Sinfonietta de Lausanne Saison 2017–18
Une invitation au voyage. Dans son célèbre poème, Baudelaire invite sa bien-aimée à le suivre dans un pays idéal. Mais «l’invitation au voyage», n’est-ce pas davantage le mouvement que le but, le départ que l’arrivée? ...
N’est-ce pas ce changement d’air si nécessaire pour pouvoir ensuite se retrouver?
Telle est l’invitation que vous fait, saison après saison, le Sinfonietta de Lausanne: invitation à redécouvrir de grandes pages du répertoire, comme la Tragique de Schubert ou la Pastorale de Beethoven, mais aussi à défricher des terres plus rares, mais ô combien accueillantes, quand on fait l’effort d’aller s’y promener. Elles jalonnent tous les programmes, du terroir auvergnat de Chabrier aux danses torrides de l’Espagne redessinées par de Falla pour son Tricorne, en passant par les vieux livres de tablatures pour luth que dépoussière l’Italien Respighi en pleine Première Guerre mondiale. Et que dire des baguettes qui voguent d’un invité à l’autre? De Forés Veses l’Espagnol basé en Auvergne à Takács-Nagy le Hongrois installé en Suisse, en passant par Guschlbauer le Viennois électron libre, Reiland le Belge entre Luxembourg et Saint-Etienne, Meyer le Français qui fait mouche en Asie et Kawka l’autre Français œuvrant sous le soleil de Toscane...
Résisterez-vous à l’appel ou resterez- vous enfermé là où «tout n’est qu’ordre et beauté, luxe, calme et volupté»?

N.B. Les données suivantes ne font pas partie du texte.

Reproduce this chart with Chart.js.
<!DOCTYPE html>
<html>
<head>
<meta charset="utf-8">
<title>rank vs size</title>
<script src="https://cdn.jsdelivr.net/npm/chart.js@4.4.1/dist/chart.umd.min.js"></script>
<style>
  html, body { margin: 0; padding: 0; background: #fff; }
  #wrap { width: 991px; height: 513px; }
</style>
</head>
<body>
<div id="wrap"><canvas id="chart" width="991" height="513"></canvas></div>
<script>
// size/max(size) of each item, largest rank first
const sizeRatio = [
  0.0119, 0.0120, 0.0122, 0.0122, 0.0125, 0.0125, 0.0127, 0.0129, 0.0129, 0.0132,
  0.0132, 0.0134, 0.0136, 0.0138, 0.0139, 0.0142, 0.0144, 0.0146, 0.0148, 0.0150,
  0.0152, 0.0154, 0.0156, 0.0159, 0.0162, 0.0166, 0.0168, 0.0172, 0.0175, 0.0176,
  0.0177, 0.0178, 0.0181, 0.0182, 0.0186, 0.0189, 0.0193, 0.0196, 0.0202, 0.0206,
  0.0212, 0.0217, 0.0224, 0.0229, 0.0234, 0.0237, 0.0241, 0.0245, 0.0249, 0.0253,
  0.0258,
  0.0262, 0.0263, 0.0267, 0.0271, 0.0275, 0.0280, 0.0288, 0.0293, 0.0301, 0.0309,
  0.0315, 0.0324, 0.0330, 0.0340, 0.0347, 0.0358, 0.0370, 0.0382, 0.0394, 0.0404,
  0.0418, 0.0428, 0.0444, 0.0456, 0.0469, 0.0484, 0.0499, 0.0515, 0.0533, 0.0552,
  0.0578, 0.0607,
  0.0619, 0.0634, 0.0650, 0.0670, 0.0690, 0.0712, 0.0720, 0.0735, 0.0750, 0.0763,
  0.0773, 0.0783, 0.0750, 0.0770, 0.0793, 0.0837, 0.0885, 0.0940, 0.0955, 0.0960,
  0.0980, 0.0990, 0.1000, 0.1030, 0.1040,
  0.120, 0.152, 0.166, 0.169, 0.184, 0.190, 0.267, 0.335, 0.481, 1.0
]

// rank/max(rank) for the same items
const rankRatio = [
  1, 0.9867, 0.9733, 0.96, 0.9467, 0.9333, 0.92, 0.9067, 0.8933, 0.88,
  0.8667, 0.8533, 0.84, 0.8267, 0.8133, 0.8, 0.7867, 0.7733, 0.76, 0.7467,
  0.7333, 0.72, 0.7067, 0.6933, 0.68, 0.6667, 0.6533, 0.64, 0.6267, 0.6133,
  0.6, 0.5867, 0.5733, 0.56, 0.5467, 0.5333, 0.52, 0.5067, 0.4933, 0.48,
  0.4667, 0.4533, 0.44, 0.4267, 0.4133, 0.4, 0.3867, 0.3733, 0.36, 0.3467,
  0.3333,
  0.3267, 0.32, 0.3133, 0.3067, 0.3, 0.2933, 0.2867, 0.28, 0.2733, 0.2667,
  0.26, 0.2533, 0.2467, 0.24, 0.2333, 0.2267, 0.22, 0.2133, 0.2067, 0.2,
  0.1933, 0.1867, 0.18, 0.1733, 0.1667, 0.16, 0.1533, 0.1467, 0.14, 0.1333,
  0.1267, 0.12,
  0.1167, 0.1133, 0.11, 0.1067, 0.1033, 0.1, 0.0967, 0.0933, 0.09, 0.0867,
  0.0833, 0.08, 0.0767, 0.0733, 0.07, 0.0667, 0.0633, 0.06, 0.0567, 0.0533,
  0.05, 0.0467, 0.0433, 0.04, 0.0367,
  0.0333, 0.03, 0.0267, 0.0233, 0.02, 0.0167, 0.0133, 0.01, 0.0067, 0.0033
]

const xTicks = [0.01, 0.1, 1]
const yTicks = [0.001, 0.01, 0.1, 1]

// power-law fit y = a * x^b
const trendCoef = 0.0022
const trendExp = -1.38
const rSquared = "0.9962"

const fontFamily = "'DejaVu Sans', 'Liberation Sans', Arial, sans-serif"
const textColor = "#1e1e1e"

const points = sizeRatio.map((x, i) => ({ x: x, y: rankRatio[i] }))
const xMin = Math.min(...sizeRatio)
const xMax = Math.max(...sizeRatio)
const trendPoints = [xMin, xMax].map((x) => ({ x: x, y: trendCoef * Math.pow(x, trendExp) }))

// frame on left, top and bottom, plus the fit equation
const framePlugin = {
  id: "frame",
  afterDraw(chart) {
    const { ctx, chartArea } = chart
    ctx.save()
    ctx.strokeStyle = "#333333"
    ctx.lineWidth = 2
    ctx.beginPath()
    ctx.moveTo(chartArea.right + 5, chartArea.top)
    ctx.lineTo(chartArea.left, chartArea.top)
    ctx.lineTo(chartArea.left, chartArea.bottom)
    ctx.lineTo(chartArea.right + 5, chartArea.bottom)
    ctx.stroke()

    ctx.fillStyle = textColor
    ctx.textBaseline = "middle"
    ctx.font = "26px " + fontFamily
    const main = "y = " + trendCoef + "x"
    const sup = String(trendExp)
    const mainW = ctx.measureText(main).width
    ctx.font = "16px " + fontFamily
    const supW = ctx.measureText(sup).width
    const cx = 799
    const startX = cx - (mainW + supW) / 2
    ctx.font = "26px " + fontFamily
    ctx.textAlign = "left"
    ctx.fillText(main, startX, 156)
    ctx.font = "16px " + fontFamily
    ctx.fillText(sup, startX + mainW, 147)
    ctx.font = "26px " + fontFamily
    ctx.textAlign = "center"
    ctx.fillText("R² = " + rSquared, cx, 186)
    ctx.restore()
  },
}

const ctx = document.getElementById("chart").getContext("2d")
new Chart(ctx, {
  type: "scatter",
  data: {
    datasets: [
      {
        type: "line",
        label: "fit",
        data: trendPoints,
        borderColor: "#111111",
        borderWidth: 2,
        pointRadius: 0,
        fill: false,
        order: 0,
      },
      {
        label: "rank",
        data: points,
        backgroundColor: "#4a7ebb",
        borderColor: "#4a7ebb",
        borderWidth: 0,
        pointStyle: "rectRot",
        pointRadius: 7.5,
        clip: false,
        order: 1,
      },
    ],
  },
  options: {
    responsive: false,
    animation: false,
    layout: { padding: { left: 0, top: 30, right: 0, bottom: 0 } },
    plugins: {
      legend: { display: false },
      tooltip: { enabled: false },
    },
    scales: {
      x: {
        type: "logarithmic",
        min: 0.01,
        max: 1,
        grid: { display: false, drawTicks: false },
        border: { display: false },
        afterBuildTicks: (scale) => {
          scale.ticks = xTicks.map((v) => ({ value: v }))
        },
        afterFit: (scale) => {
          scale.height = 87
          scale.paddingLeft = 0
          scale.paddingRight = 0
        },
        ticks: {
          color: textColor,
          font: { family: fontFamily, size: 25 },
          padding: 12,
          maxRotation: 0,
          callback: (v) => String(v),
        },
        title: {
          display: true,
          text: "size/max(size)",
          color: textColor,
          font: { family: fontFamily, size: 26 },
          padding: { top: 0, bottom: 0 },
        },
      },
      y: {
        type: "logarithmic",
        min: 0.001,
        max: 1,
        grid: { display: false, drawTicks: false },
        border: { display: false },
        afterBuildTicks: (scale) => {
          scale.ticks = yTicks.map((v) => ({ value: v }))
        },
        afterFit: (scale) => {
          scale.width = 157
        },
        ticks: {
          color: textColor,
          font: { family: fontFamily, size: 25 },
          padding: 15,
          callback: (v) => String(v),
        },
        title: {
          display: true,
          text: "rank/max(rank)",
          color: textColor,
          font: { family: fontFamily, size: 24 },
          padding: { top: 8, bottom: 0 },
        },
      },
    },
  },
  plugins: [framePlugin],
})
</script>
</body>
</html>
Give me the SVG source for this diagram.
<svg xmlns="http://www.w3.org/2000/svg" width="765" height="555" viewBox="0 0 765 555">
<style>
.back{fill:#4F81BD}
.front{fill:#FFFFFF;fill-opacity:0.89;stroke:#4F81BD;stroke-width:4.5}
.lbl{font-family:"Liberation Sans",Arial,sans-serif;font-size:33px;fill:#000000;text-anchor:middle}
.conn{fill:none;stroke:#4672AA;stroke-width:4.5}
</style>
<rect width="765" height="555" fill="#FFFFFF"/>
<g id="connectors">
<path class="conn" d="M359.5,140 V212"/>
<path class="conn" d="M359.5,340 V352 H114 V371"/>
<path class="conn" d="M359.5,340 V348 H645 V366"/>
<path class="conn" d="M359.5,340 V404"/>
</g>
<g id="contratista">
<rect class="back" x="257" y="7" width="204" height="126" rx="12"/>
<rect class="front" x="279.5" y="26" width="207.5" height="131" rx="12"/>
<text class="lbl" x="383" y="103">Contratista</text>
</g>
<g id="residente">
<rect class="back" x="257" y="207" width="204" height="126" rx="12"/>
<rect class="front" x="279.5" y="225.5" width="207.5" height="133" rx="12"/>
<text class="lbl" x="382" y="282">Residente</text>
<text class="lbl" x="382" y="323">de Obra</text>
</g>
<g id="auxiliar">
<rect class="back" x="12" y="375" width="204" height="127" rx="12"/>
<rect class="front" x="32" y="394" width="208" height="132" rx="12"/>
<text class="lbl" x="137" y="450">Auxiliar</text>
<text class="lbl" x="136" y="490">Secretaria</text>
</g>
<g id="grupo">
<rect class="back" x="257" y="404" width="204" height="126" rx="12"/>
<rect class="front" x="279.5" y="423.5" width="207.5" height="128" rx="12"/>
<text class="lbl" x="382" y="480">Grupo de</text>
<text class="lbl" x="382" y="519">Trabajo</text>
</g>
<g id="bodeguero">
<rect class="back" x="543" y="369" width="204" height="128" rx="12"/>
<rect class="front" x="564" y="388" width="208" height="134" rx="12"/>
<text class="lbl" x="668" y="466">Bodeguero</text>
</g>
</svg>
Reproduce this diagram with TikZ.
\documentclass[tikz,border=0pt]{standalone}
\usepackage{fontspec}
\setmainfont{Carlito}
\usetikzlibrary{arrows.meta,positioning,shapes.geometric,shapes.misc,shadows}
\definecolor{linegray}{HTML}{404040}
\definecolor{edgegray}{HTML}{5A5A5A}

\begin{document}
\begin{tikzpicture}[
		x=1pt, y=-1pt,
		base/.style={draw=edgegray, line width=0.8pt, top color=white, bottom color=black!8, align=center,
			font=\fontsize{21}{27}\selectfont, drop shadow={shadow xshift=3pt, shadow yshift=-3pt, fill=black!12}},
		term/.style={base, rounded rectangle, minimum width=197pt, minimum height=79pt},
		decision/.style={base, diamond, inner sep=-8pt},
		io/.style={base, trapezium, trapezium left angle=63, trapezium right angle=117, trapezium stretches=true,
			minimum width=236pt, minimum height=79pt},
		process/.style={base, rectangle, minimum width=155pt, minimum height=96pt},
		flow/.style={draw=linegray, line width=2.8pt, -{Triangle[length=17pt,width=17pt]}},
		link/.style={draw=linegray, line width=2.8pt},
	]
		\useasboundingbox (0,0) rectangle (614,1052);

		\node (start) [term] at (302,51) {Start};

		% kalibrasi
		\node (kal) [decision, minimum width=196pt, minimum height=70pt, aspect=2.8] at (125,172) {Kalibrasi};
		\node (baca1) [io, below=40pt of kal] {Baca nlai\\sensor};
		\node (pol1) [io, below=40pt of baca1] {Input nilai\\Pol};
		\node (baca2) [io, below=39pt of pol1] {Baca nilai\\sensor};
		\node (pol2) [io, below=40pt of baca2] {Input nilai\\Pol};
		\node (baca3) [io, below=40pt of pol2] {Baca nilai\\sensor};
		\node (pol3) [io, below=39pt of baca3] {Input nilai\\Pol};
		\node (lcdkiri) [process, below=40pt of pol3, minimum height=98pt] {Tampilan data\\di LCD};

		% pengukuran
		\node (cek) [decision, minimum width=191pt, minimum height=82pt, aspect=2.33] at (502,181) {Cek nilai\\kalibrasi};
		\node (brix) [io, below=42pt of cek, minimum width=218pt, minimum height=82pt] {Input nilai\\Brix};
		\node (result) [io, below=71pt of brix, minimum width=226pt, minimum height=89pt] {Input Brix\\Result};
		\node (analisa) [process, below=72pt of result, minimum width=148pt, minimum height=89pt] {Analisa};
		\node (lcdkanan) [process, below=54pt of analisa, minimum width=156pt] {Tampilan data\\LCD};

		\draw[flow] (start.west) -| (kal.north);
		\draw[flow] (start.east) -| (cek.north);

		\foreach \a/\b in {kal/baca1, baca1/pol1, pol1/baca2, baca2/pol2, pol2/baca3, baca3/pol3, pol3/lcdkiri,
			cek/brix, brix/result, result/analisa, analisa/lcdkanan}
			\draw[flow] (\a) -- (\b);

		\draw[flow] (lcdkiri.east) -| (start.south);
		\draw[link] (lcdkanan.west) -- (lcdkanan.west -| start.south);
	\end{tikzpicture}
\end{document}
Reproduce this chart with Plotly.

Concert 6 / Beatrice Berrut, piano, Roberto Forés Veses, direction / Granados, Ravel, Debussy, de Falla - Salle Métropole
Rue de Genève 12
1003 Lausanne
Enrique Granados
Goyescas, Intermezzo pour orchestre
Maurice Ravel
Concerto pour piano en sol majeur
Claude Debussy
Nocturnes, extraits
Manuel de Falla
Le Tricorne, suites n° 1 et 2
Beatrice Berrut
Piano
Roberto Forés Veses
Direction
Deux Espagnols, deux Français, une époque – cette charnière si féconde des 19ᵉ et 20ᵉ siècles, basculement du romantisme finissant vers une multitude de possibles: impressionnisme, expressionnisme, atonalisme, néo-classicisme... Des pôles d’attraction divergents selon l’endroit où l’on se situe: d’un côté, Paris capitale des arts pour ces artistes ibériques qui ne trouvent pas dans leur pays, ravagé par les guerres, un terrain d’expression à la hauteur de leurs ambitions; de l’autre, l’Espagne vécue ou fantasmée par ces Gaulois en quête d’exotisme, de nouveaux rythmes, de couleurs plus intenses... de chaleur! De l’Espagne et même du monde, si l’on pense au Concerto en sol de Ravel, parsemé de clins d’œil au jazz et à la vie trépidante des Américains du Nord (auxquels il avait rendu visite quelques mois). Au monde et même au-delà, si l’on suit Debussy dans les Nuages de ses Nocturnes, qu’il dit être ceux de Paris mais qui pourraient tout aussi bien être ceux de Madrid; de même que les Fêtes, situées par l’auteur au Bois de Boulogne, pourraient être, avec un peu d’imagination, transposées au-delà des Pyrénées... Debussy n’a-t-il pas avec Ibéria prouvé le cosmopolitisme de sa plume?